Author: George Ritzer
Publisher: John Wiley & Sons
Price: £60.00 and £19.99
ISBN 9780470655603 and 5610
Along with the widespread and now-longstanding popular discussions of globalisation, an increasing number of textbooks - and even resource packages that include textbooks designed to be used together with readers and other web-based resources - are being produced on the subject.
This book is in this vein - indeed, it is actually an abridged version of a much longer volume, Globalization: A Basic Text, which was published at the end of 2009. The rationale for this abridged version is that it is affordable and can be assigned alongside other texts written for courses on globalisation and as a subsidiary text on more general social science courses. There is also a companion reader designed to be used in tandem with it and its longer sister volume.

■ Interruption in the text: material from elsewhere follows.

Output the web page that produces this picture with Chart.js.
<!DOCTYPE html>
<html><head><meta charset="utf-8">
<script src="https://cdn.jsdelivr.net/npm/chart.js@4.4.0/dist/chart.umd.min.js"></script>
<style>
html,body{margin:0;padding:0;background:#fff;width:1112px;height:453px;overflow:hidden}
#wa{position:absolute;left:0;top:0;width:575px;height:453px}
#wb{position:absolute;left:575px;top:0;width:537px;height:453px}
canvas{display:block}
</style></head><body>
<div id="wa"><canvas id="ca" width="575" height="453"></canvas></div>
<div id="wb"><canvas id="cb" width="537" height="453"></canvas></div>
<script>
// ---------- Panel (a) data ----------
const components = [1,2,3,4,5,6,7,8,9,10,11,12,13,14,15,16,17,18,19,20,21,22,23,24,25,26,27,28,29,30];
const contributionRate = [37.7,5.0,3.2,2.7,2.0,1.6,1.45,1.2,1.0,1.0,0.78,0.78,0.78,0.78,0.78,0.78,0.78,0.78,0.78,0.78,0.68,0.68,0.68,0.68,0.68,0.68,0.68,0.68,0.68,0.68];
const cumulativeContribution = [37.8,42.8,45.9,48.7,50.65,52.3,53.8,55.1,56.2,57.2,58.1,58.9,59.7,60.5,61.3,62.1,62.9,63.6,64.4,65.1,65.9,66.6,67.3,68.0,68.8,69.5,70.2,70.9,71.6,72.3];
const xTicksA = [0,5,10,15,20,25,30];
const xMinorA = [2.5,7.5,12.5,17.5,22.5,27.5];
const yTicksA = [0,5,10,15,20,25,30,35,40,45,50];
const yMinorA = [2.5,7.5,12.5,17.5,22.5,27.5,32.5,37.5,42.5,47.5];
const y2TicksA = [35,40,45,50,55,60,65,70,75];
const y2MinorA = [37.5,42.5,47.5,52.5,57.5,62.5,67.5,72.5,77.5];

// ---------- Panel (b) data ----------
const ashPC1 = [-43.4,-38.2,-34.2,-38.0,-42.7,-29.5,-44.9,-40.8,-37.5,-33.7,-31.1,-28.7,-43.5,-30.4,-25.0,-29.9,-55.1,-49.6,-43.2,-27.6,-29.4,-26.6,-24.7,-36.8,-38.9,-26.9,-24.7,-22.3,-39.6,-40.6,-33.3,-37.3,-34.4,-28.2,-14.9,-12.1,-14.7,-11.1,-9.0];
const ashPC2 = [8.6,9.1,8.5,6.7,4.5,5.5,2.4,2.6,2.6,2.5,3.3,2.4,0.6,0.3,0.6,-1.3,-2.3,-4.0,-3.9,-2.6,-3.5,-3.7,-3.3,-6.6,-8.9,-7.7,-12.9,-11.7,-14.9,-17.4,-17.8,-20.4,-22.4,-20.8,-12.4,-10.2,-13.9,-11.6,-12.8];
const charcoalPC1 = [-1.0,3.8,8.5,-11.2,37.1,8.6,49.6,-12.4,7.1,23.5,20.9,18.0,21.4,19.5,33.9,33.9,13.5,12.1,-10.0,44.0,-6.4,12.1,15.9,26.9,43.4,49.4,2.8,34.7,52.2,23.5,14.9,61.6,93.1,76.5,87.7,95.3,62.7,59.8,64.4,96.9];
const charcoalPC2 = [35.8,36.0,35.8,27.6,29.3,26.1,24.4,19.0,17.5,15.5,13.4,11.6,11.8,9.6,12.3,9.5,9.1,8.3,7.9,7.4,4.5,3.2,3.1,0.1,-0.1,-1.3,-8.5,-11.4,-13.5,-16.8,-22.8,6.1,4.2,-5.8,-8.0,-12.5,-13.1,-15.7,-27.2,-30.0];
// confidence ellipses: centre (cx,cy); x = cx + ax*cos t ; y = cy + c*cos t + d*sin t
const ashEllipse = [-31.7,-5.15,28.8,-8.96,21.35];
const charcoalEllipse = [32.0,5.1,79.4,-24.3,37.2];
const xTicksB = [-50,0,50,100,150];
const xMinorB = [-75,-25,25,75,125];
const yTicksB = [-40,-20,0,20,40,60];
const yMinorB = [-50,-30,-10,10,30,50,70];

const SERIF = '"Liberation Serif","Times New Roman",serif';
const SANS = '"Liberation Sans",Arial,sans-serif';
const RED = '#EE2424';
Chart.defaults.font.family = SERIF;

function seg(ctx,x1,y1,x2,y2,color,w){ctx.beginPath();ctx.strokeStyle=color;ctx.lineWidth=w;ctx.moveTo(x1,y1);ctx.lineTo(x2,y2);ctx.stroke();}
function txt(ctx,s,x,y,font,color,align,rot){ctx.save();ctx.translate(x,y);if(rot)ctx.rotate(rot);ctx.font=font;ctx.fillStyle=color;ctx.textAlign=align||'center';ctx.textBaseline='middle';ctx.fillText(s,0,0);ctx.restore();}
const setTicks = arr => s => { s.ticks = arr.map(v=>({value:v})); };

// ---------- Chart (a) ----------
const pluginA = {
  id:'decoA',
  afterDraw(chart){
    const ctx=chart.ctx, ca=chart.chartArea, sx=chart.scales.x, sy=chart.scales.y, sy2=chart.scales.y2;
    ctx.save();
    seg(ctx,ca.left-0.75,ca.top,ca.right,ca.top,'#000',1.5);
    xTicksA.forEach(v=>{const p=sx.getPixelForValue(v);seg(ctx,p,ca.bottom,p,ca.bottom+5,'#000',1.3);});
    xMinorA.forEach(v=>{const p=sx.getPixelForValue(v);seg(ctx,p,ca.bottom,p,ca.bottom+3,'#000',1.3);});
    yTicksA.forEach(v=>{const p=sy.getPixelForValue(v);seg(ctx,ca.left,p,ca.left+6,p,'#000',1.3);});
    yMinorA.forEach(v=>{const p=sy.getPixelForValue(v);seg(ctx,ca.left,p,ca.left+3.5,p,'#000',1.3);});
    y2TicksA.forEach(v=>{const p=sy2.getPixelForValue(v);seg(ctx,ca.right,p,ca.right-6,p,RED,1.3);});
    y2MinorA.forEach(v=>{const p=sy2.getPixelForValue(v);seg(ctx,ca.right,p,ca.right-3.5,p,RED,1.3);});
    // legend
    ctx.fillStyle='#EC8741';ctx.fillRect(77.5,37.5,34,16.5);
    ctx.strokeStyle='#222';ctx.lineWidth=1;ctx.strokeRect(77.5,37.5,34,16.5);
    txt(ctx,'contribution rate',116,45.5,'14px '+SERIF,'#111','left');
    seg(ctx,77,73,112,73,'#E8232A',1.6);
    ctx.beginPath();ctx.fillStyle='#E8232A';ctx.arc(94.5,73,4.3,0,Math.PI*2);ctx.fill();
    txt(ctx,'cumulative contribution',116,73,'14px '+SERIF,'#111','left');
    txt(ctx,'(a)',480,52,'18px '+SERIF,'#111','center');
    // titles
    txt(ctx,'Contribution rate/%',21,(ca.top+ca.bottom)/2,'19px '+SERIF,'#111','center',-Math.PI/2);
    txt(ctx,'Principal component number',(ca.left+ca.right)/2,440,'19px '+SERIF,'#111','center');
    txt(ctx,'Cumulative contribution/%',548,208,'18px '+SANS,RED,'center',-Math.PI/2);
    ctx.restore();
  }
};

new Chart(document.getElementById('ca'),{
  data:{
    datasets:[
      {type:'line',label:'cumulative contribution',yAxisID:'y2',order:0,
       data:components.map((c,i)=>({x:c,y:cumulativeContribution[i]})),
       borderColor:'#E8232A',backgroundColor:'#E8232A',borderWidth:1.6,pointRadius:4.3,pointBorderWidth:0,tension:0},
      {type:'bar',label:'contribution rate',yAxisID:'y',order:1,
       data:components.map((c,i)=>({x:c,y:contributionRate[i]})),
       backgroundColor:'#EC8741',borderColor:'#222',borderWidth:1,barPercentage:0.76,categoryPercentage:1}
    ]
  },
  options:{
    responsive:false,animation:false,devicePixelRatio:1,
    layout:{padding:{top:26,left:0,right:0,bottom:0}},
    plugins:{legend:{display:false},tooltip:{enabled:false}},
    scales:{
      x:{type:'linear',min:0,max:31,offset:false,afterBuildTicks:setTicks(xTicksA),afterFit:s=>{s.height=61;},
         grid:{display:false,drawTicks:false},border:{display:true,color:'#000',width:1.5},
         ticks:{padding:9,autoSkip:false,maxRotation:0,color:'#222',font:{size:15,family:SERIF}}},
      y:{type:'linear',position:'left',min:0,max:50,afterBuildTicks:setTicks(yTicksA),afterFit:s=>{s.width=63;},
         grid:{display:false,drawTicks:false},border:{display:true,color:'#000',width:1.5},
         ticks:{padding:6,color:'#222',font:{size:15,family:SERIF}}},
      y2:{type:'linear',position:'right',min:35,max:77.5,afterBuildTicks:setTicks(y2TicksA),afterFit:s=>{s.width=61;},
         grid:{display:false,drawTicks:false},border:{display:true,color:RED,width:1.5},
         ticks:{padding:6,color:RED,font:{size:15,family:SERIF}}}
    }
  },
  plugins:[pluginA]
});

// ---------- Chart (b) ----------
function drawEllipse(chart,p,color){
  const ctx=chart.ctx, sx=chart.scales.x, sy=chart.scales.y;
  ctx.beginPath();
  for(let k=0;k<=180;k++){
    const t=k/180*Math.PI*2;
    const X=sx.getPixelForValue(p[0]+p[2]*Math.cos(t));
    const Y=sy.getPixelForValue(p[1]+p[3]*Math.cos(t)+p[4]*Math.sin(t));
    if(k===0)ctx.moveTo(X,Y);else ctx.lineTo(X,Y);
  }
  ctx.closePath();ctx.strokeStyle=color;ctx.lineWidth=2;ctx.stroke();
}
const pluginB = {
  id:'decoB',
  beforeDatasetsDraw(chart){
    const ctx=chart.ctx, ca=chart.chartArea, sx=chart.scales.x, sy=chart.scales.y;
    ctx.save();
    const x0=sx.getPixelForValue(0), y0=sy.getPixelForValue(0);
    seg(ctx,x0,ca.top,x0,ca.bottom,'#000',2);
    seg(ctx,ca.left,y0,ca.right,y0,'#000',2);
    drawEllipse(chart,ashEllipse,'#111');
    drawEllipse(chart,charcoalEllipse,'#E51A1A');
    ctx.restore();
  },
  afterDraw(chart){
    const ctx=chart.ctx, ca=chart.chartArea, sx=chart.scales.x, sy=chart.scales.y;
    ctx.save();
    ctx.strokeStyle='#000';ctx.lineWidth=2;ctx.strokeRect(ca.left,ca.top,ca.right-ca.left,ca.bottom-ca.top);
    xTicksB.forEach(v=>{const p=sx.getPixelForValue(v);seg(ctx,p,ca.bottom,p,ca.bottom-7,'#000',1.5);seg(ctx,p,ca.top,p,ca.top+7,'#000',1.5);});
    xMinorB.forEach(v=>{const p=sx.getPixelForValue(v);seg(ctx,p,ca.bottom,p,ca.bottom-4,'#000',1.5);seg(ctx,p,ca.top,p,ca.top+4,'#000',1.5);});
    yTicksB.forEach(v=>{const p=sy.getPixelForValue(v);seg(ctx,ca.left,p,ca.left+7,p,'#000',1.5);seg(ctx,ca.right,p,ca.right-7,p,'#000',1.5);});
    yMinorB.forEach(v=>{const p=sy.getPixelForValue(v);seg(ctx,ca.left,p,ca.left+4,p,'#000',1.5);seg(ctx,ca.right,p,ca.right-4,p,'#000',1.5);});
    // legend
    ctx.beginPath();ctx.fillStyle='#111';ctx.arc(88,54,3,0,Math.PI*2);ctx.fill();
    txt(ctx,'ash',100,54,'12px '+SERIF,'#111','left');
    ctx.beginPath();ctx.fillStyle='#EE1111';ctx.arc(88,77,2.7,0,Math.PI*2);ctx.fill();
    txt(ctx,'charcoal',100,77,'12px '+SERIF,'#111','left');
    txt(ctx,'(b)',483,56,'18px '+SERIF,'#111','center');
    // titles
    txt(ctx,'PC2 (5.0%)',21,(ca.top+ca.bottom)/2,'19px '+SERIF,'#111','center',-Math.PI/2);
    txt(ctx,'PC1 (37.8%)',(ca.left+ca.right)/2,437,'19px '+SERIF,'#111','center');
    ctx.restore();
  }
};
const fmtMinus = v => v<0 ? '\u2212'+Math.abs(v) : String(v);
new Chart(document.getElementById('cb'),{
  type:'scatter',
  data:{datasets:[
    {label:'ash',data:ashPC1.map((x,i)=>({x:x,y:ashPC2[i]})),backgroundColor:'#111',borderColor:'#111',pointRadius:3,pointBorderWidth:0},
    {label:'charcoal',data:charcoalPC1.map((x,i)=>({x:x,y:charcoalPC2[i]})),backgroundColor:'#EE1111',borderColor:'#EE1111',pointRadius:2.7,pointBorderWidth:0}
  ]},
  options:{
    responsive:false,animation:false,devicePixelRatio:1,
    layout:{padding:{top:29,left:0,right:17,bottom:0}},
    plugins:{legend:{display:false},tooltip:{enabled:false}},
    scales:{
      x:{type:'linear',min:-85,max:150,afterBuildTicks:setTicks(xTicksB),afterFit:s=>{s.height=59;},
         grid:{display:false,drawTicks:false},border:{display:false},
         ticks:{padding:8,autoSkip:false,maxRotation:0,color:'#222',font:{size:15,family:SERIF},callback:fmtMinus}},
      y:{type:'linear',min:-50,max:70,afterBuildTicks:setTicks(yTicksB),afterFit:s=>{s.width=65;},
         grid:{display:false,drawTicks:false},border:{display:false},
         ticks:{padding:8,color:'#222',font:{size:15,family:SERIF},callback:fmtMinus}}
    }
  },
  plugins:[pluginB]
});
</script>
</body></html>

Although the study of globalisation has been avowedly interdisciplinary, the disciplinary origins of authors are often evident in the coverage and approach used in their writing. To some extent the same is true of this volume, but in a generally positive way. The author is primarily a sociologist. He is US-based and best known for his work on "McDonaldization" and the "globalization of nothing".
Perhaps not surprisingly, this volume has a more comprehensive and sophisticated discussion of culture, hybridisation, postcolonialism and the ideational aspects of globalisation than many texts written by political economists. But the coverage of the political economy of globalisation is also extensive, spanning the major global economic structures and flows (indeed, the notion of flows is key to the volume).
Where those from a politics/international relations background might notice a lack is in the somewhat meagre coverage of the politics of globalisation - particularly the politics of global civil society - as this comprises only one chapter out of 12. But this is a small issue, really. And, unusually, the volume does deal explicitly with gender - there is a seven-page section, out of a total of 322 pages, on the topic. (However, none of the 46 readings in the companion reader is on gender.) This is a rather better record than most political economists (who are renowned for ignoring gender even today) can manage.
Overall, the volume is well written and accessible. It contains all the usual text boxes, discussion points and chapter summaries that are now customary in textbooks aimed at undergraduates. However, I did find it somewhat surprising that there were no photos or illustrations, given the coverage of culture.
Even in such a crowded market, this volume does therefore serve as a useful addition to the burgeoning number of textbooks.
Who is it for? Social science undergraduates at all levels.
Presentation: Clear and accessible.
Would you recommend it? A useful purchase for those studying globalisation at university.